SALYERSVILLE – Magoffin County received bad news on Wednesday concerning COVID-19 vaccine availability for rural areas.

SALYERSVILLE – Magoffin County received bad news on Wednesday concerning COVID-19 vaccine availability for rural areas.

On January 6, Magoffin County Health Director and Salyersville Mayor James “Pete” Shepherd said he was told by Frankfort that they will not be getting the 200 vaccines they were expecting to receive this week.

While they were supposed to get a shipment of 200 vaccines each week automatically at this point, he said they now have to request how many vaccines they could administer in the next seven days, with no guarantee of getting any doses due to the backup of vaccines not being administered in metropolitan areas.

“They told us that until their medical providers and first responders are caught up, they will be curtailing the ones we get until the larger populations are caught back up,” Shepherd said. “We are asking for 200 for next week but they’re going to basing it on population and on if there are other areas with tier 1A not completed, yet.”

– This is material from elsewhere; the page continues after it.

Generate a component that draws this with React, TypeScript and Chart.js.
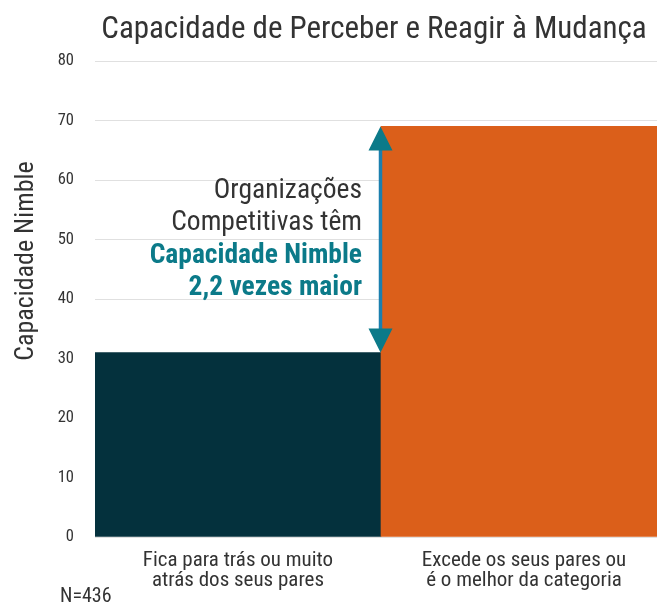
import React, { useEffect, useRef } from "react";
import { Chart, registerables } from "chart.js";

Chart.register(...registerables);

const categories: string[][] = [
  ["Fica para trás ou muito", "atrás dos seus pares"],
  ["Excede os seus pares ou", "é o melhor da categoria"],
];
const values: number[] = [31, 69];
const barColors: string[] = ["#04313d", "#db5f1a"];
const yMin = 0;
const yMax = 80;
const yStep = 10;
const titleText = "Capacidade de Perceber e Reagir à Mudança";
const yAxisTitle = "Capacidade Nimble";
const noteLines: string[] = ["Organizações", "Competitivas têm"];
const noteHighlight: string[] = ["Capacidade Nimble", "2,2 vezes maior"];
const footnote = "N=436";

const FONT = '"Roboto Condensed", "Liberation Sans Narrow", Roboto, sans-serif';
const TEXT = "#333333";
const TEAL = "#0b7a89";

const overlay = {
  id: "overlay",
  afterDraw(chart: any) {
    const ctx = chart.ctx as CanvasRenderingContext2D;
    const xs = chart.scales.x;
    const ys = chart.scales.y;
    ctx.save();

    // Title
    ctx.fillStyle = TEXT;
    ctx.font = `31px ${FONT}`;
    ctx.textAlign = "center";
    ctx.textBaseline = "alphabetic";
    ctx.fillText(titleText, 374, 38);

    // Y axis title
    ctx.save();
    ctx.translate(33, 261);
    ctx.rotate(-Math.PI / 2);
    ctx.font = `26px ${FONT}`;
    ctx.textAlign = "center";
    ctx.textBaseline = "alphabetic";
    ctx.fillText(yAxisTitle, 0, 0);
    ctx.restore();

    // Arrow between the two bar values
    const xArrow = (xs.getPixelForValue(0) + xs.getPixelForValue(1)) / 2 - 0.5;
    const yTop = ys.getPixelForValue(Math.max(...values));
    const yBot = ys.getPixelForValue(Math.min(...values));
    const headH = 24;
    const headW = 12;
    ctx.strokeStyle = "#1b7fae";
    ctx.lineWidth = 3.5;
    ctx.beginPath();
    ctx.moveTo(xArrow, yTop + headH - 2);
    ctx.lineTo(xArrow, yBot - headH + 2);
    ctx.stroke();
    ctx.fillStyle = TEAL;
    ctx.beginPath();
    ctx.moveTo(xArrow, yTop);
    ctx.lineTo(xArrow + headW, yTop + headH);
    ctx.lineTo(xArrow - headW, yTop + headH);
    ctx.closePath();
    ctx.fill();
    ctx.beginPath();
    ctx.moveTo(xArrow, yBot);
    ctx.lineTo(xArrow + headW, yBot - headH);
    ctx.lineTo(xArrow - headW, yBot - headH);
    ctx.closePath();
    ctx.fill();

    // Note text
    const noteX = 362;
    ctx.textAlign = "right";
    ctx.textBaseline = "alphabetic";
    ctx.fillStyle = TEXT;
    ctx.font = `27.5px ${FONT}`;
    ctx.fillText(noteLines[0], noteX, 198);
    ctx.fillText(noteLines[1], noteX, 230);
    ctx.fillStyle = TEAL;
    ctx.font = `bold 27.5px ${FONT}`;
    ctx.fillText(noteHighlight[0], noteX, 263);
    ctx.fillText(noteHighlight[1], noteX, 295);

    // Footnote
    ctx.fillStyle = TEXT;
    ctx.font = `20px ${FONT}`;
    ctx.textAlign = "left";
    ctx.fillText(footnote, 60, 602);

    ctx.restore();
  },
};

export default function App() {
  const ref = useRef<HTMLCanvasElement>(null);
  useEffect(() => {
    if (!ref.current) return;
    const chart = new Chart(ref.current, {
      type: "bar",
      data: {
        labels: categories,
        datasets: [
          {
            data: values,
            backgroundColor: barColors,
            borderWidth: 0,
            barPercentage: 1,
            categoryPercentage: 1,
          },
        ],
      },
      options: {
        animation: false,
        responsive: true,
        maintainAspectRatio: false,
        layout: { padding: { top: 61, left: 0, right: 0, bottom: 0 } },
        plugins: {
          legend: { display: false },
          title: { display: false },
          tooltip: { enabled: false },
        },
        scales: {
          x: {
            grid: { display: false },
            border: { display: false },
            ticks: {
              color: TEXT,
              padding: 6,
              font: { family: FONT, size: 21, lineHeight: 0.95 },
              maxRotation: 0,
              autoSkip: false,
            },
            afterFit(scale: any) {
              scale.height = 65;
            },
          },
          y: {
            min: yMin,
            max: yMax,
            grid: { color: "#e0e0e0", lineWidth: 1, drawTicks: false },
            border: { display: false },
            ticks: {
              stepSize: yStep,
              color: TEXT,
              padding: 21,
              font: { family: FONT, size: 16.5 },
            },
            afterFit(scale: any) {
              scale.width = 95;
            },
          },
        },
      },
      plugins: [overlay],
    });
    return () => chart.destroy();
  }, []);
  return (
    <div style={{ position: "fixed", left: 0, top: 0, width: 667, height: 602, background: "#fff" }}>
      <canvas ref={ref} />
    </div>
  );
}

Statewide, Kentucky has received 204,450 doses and administered 66,582 of those.

“We get the job done, we need the vaccine and we’re getting penalized because these other areas couldn’t get the job done,” Shepherd said. “We were promised this and we’re ready to give it out. Rural Kentucky got enough vaccines and they want us to wait on them. It’s a political move and puts us in a hard way.”

Shepherd said for the public to be patient and that Magoffin will get the vaccine to everyone who wants it. He noted that after the medical workers and people over 70 are inoculated, it will be a first-come, first-serve system, with the exclusion of school system employees, which the doses will have to come out of Magoffin’s total vaccines received, so will have to be planned around, as well.

He said the teachers will be scheduled after February 1.

“Everyone will get the vaccine that wants it, but we’ll have to wait,” Shepherd said.

Shepherd urged everyone wanting to receive the vaccine to call the health department (606-349-5152) to get on the waiting list, especially those over 70 years old or healthcare workers.

To date, 799 people have tested positive for COVID-19 in Magoffin County (67 since last press day two weeks ago). No report was available regarding how many of those cases were active or recovered, however. Seven deaths have been reported in Magoffin to date, but that number is expected to be inaccurately low.